According to Nobel Prize laureate Sir Roger Penrose, there was another universe present before the big bang. The big bang just marked the end of this previous universe. Adding to his theory, he also said that the evidence of that previous universe can still be observed today.
Sir Roger Penrose is currently associated with Oxford University and was awarded the Nobel prize in Physics 2020 on Tuesday for his research on black holes. The Royal Swedish Academy of Science in its citation said that he was awarded the Nobel Prize 2020 for Physics “for the discovery that black hole formation is a robust prediction of the general theory of relativity”.
In a statement, Sir Roger Penrose said that he used ingenious mathematical methods to prove that black holes are a direct consequence of Einstein’s theory of relativity. Note that Einstein himself did not believe in the existence of black holes.
Sir Roger Penrose spoke to The Telegraph (UK) after he won the prize, where he stated that the Big Bang was not the beginning. He said that “There was something before the Big Bang and that something is what we will have in our future. We have a universe that expands and expands, and all mass decays away, and in this crazy theory of mine, that remote future becomes the Big Bang of another aeon.”
According to Sir Roger Penrose, the Big bang actually “began with something which was the remote future of a previous aeon”. He further added “There would have been similar black holes evaporating away, via Hawking evaporation, and they would produce these points in the sky, that I call Hawking Points. We are seeing them. These points are about eight times the diameter of the Moon and are slightly warmed up regions. There is pretty good evidence for at least six of these points.”

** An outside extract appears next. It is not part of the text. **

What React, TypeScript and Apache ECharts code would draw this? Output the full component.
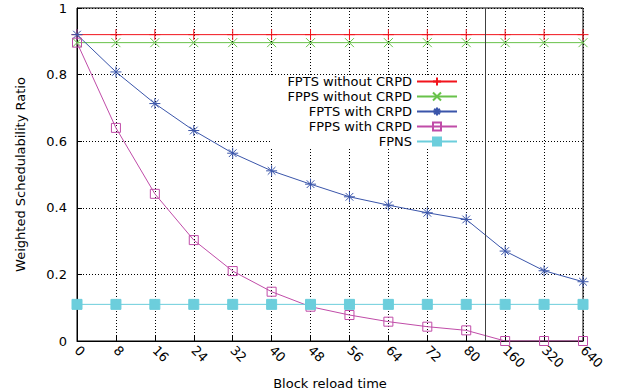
import React, { useEffect, useRef } from "react";
import * as echarts from "echarts";

const categories = ["0", "8", "16", "24", "32", "40", "48", "56", "64", "72", "80", "160", "320", "640"];
const fptsNoCrpd = [0.92, 0.92, 0.92, 0.92, 0.92, 0.92, 0.92, 0.92, 0.92, 0.92, 0.92, 0.92, 0.92, 0.92];
const fppsNoCrpd = [0.896, 0.896, 0.896, 0.896, 0.896, 0.896, 0.896, 0.896, 0.896, 0.896, 0.896, 0.896, 0.896, 0.896];
const fptsCrpd = [0.92, 0.808, 0.713, 0.632, 0.564, 0.511, 0.471, 0.433, 0.408, 0.385, 0.365, 0.27, 0.211, 0.178];
const fppsCrpd = [0.896, 0.64, 0.442, 0.303, 0.21, 0.148, 0.103, 0.078, 0.058, 0.043, 0.032, 0, 0, 0];
const fpns = [0.11, 0.11, 0.11, 0.11, 0.11, 0.11, 0.11, 0.11, 0.11, 0.11, 0.11, 0.11, 0.11, 0.11];
const yTicks = [0, 0.2, 0.4, 0.6, 0.8, 1];
const splitIndex = 10.5;

const FONT = "DejaVu Sans";
const FS = 13;

const toXY = (arr: number[]) => arr.map((v, i) => [i, v]);

const seriesDefs = [
  { name: "FPTS without CRPD", data: fptsNoCrpd, color: "#f2141c", symbol: "path://M5,0L5,10M0,5L10,5", size: 11, fill: "rgba(0,0,0,0)" },
  { name: "FPPS without CRPD", data: fppsNoCrpd, color: "#68c24a", symbol: "path://M0,0L10,10M10,0L0,10", size: 9, fill: "rgba(0,0,0,0)" },
  { name: "FPTS with CRPD", data: fptsCrpd, color: "#3a55aa", symbol: "path://M5,0L5,10M0,5L10,5M1.5,1.5L8.5,8.5M8.5,1.5L1.5,8.5", size: 11, fill: "rgba(0,0,0,0)" },
  { name: "FPPS with CRPD", data: fppsCrpd, color: "#c04ca8", symbol: "path://M0,0L10,0L10,10L0,10Z", size: 9, fill: "rgba(0,0,0,0)" },
  { name: "FPNS", data: fpns, color: "#6ccedc", symbol: "rect", size: 10, fill: "#6ccedc" },
];

export default function App() {
  const ref = useRef<HTMLDivElement>(null);
  useEffect(() => {
    if (!ref.current) return;
    const chart = echarts.init(ref.current, null, { renderer: "svg" });
    const series = seriesDefs.map((s, i) => ({
      name: s.name,
      type: "line",
      data: toXY(s.data),
      symbol: s.symbol,
      symbolSize: s.size,
      showSymbol: true,
      lineStyle: { color: s.color, width: 1 },
      itemStyle: { color: s.fill, borderColor: s.color, borderWidth: 1 },
      emphasis: { disabled: true },
      z: 3,
      ...(i === 0
        ? {
            markLine: {
              silent: true,
              symbol: "none",
              label: { show: false },
              lineStyle: { color: "#404040", type: "solid", width: 1 },
              data: [{ xAxis: splitIndex }],
            },
          }
        : {}),
    }));
    chart.setOption({
      animation: false,
      textStyle: { fontFamily: FONT },
      grid: {
        left: 77,
        right: 34,
        top: 8,
        bottom: 51,
        outerBoundsMode: "none",
        containLabel: false,
        show: true,
        borderColor: "#000",
        borderWidth: 1,
        backgroundColor: "transparent",
      },
      legend: {
        orient: "vertical",
        align: "right",
        right: 152,
        top: 75,
        padding: [0, 7, 0, 17],
        itemWidth: 40,
        itemHeight: 10,
        itemGap: 2,
        backgroundColor: "#fff",
        textStyle: { fontSize: FS, color: "#000", fontFamily: FONT },
        selectedMode: false,
        data: seriesDefs.map((s) => s.name),
      },
      xAxis: {
        type: "value",
        min: 0,
        max: categories.length - 1,
        interval: 1,
        name: "Block reload time",
        nameLocation: "middle",
        nameGap: 33,
        nameTextStyle: { fontSize: FS, color: "#000", fontFamily: FONT },
        axisLine: { show: true, lineStyle: { color: "#000", width: 1 } },
        axisTick: { show: true, inside: true, length: 5, lineStyle: { color: "#000" } },
        axisLabel: {
          rotate: -45,
          margin: 7,
          fontSize: FS,
          color: "#000",
          fontFamily: FONT,
          formatter: (v: number) => categories[v] ?? "",
        },
        splitLine: { show: true, lineStyle: { color: "#000", type: [1, 2], width: 1 } },
      },
      yAxis: {
        type: "value",
        min: 0,
        max: 1,
        interval: 0.2,
        name: "Weighted Schedulability Ratio",
        nameLocation: "middle",
        nameGap: 50,
        nameTextStyle: { fontSize: FS, color: "#000", fontFamily: FONT },
        axisLine: { show: true, lineStyle: { color: "#000", width: 1 } },
        axisTick: { show: true, inside: true, length: 5, lineStyle: { color: "#000" } },
        axisLabel: {
          margin: 10,
          fontSize: FS,
          color: "#000",
          fontFamily: FONT,
          formatter: (v: number) => {
            const t = yTicks.find((x) => Math.abs(x - v) < 1e-9);
            return t === undefined ? "" : String(t);
          },
        },
        splitLine: { show: true, lineStyle: { color: "#000", type: [1, 2], width: 1 } },
      },
      series,
    });
    return () => chart.dispose();
  }, []);
  return <div ref={ref} style={{ width: 617, height: 392, position: "absolute", left: 0, top: 0 }} />;
}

What is the Big Bang theory?
How our universe came into being is a widely discussed and debated topic. The Big Bang theory is broadly accepted with respect to this discussion. It states that the universe began as an incredibly hot and dense point, roughly 13.7 billion years ago.
Unlike the name, it wasn’t an explosion in space. Researchers have said that it was the appearance of space everywhere in the universe. Cosmologists are still unsure as to what happened prior to this moment, but scientists have been working to find an answer to this question. With more modern and sophisticated technology, it may prove to be easier to paint a clear picture of the early universe and its formations.
Scientists have been observing the cosmic microwave background, which contains the afterglow of radiation and light leftover from the big bang. This remnant pervades the universe and is visible to microwave detectors. This allows scientists to figure out and piece together clues and information about the early universe.
When the universe was very young, it went through a great growth spurt. During this burst of expansion, known as inflation, the universe grew exponentially and its size doubled at least 90 times. According to David Spergel, a theoretical astrophysicist at Princeton University, as the universe expanded, it got cooler and less dense.
The universe continued to grow even after inflation but at a slower rate. As the space expanded and matter cooled, matter formed. Within three minutes of the formation of the universe, light chemical elements were created.
About 380,000 years post the big bang, matter cooled and electrons combined with nuclei to form neutral atoms. The light unleashed during this time is seen today in the form of radiation from the cosmic microwave background. This era was followed by a period of darkness before stars and other bright objects were formed.